Sao Paulo police arrested Bong Keun Park, 35, Jung Sup Choi, 32, and Alexsandra Santos, 23, of Brazilian nationality, shortly before they were to take a plane to Seoul, the authorities said.

They said Santos told the police she is the girlfriend of a South Korean national named Jon Jin who owns a karaoke club in Seoul, and that the ring planned to take three other Brazilian women to South Korea.

She was quoted as saying the South Korean mafia has threatened to kill both her and her boyfriend if she refused to travel to Brazil and help the two South Korean gang members obtain Brazilian women, the authorities said.
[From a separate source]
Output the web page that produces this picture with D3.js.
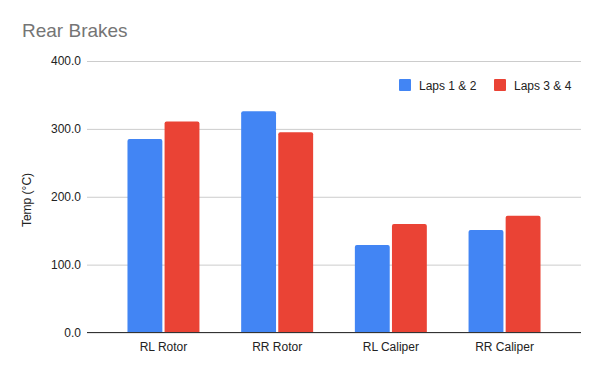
<!DOCTYPE html>
<html>
<head>
<meta charset="utf-8">
<script src="https://cdn.jsdelivr.net/npm/d3@7"></script>
<style>
  body { margin: 0; background: #fff; }
  text { font-family: "Liberation Sans", Arial, sans-serif; }
</style>
</head>
<body>
<script>
// data
let categories = ["RL Rotor", "RR Rotor", "RL Caliper", "RR Caliper"],
    seriesNames = ["Laps 1 & 2", "Laps 3 & 4"],
    laps12 = [285, 326, 129, 151],
    laps34 = [311, 295, 160, 172],
    yTicks = [0, 100, 200, 300, 400];

let colors = ["#4285f4", "#ea4335"];

let w = 600, h = 371,
    mLeft = 87, mRight = 581, mTop = 61, mBottom = 332.5;

let svg = d3.select("body")
    .append("svg")
    .attr("width", w)
    .attr("height", h);

let x = d3.scaleBand()
    .domain(categories)
    .range([mLeft, mRight])
    .paddingInner(0.367)
    .paddingOuter(0.356);

let xInner = d3.scaleBand()
    .domain(seriesNames)
    .range([0, x.bandwidth()])
    .paddingInner(0.06);

let y = d3.scaleLinear()
    .domain([0, 400])
    .range([mBottom, mTop]);

// title
svg.append("text")
    .attr("x", 22).attr("y", 37)
    .attr("font-size", "19px")
    .attr("fill", "#757575")
    .text("Rear Brakes");

// gridlines + y labels
let yAxis = d3.axisLeft(y)
    .tickValues(yTicks)
    .tickFormat(d3.format(".1f"))
    .tickSize(-(mRight - mLeft))
    .tickPadding(6);

let gy = svg.append("g")
    .attr("transform", `translate(${mLeft},0)`)
    .call(yAxis);
gy.select(".domain").remove();
gy.selectAll(".tick line").attr("stroke", "#cccccc");
gy.selectAll(".tick text")
    .attr("font-size", "12px")
    .attr("fill", "#222")
    .attr("font-family", "Liberation Sans, Arial, sans-serif");

// y title
svg.append("text")
    .attr("transform", "translate(31,200) rotate(-90)")
    .attr("text-anchor", "middle")
    .attr("font-size", "12px")
    .attr("fill", "#222")
    .text("Temp (°C)");

// bars
let rows = categories.map((c, i) => ({ cat: c, vals: [laps12[i], laps34[i]] }));

function topRounded(x0, y0, bw, bh, r) {
    r = Math.min(r, bh);
    return `M${x0},${y0 + bh}V${y0 + r}Q${x0},${y0} ${x0 + r},${y0}` +
           `H${x0 + bw - r}Q${x0 + bw},${y0} ${x0 + bw},${y0 + r}V${y0 + bh}Z`;
}

svg.selectAll("g.grp")
    .data(rows)
    .enter()
    .append("g")
        .attr("class", "grp")
        .attr("transform", d => `translate(${x(d.cat)},0)`)
    .selectAll("path")
    .data(d => d.vals.map((v, j) => ({ v: v, s: seriesNames[j], j: j })))
    .enter()
    .append("path")
        .attr("d", d => topRounded(xInner(d.s), y(d.v), xInner.bandwidth(), mBottom - y(d.v), 2))
        .attr("fill", d => colors[d.j]);

// x axis
let gx = svg.append("g")
    .attr("transform", `translate(0,${mBottom})`)
    .call(d3.axisBottom(x).tickSize(0).tickPadding(10));
gx.select(".domain").attr("stroke", "#333").attr("stroke-width", 1.2)
    .attr("d", `M${mLeft},0H${mRight}`);
gx.selectAll(".tick text")
    .attr("font-size", "12px")
    .attr("fill", "#222")
    .attr("font-family", "Liberation Sans, Arial, sans-serif");

// legend
let legendX = [399, 494];
let lg = svg.selectAll("g.legend")
    .data(seriesNames)
    .enter()
    .append("g")
        .attr("class", "legend")
        .attr("transform", (d, i) => `translate(${legendX[i]},79)`);
lg.append("rect")
    .attr("width", 12).attr("height", 12)
    .attr("rx", 1)
    .attr("fill", (d, i) => colors[i]);
lg.append("text")
    .attr("x", 20).attr("y", 10.5)
    .attr("font-size", "12px")
    .attr("fill", "#222")
    .text(d => d);
</script>
</body>
</html>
The police said the gang was found with three Brazilian women aged 19, 20 and 23, who were lured with false promises of working as dancers at clubs in Seoul. The gang paid the youngest girl $1,000 and each of the two other girls $500 in advance, according to the police.
 

 

 

''They promised us we would work as dancers at a karaoke club and would not be forced to go out with customers,'' the daily O Estado de Sao Paulo quoted one of the women as saying.

The gang recruited the women in two Brazilian states and took them to Sao Paulo, where they were kept at a downtown hotel by force, the police said.

One of the women managed to contact her family and they informed the police, who found the group at the hotel. The gang told the girls their families would be killed if they refused to travel to Seoul, the police said.

''The South Koreans and the Brazilian woman have been arrested for traffic of women and may serve a maximum prison sentence of eight years in Brazil,'' said police officer Clovis de Araujo, 39, the head of a special police force in charge of detaining the gang.

The police said each gang member would make $2,000 per woman taken to South Korea. They promised that the women would be able to sign a six-month contract on arrival in Asia and that each woman would be paid $90 a night, the police said.

''We were scared when they told us we would be sold. We were relieved when the police arrived,'' one of the women told the daily.

It is estimated that some 100,000 people are trafficked from Latin America and the Caribbean annually, chiefly women and children, who are sold for sexual exploitation.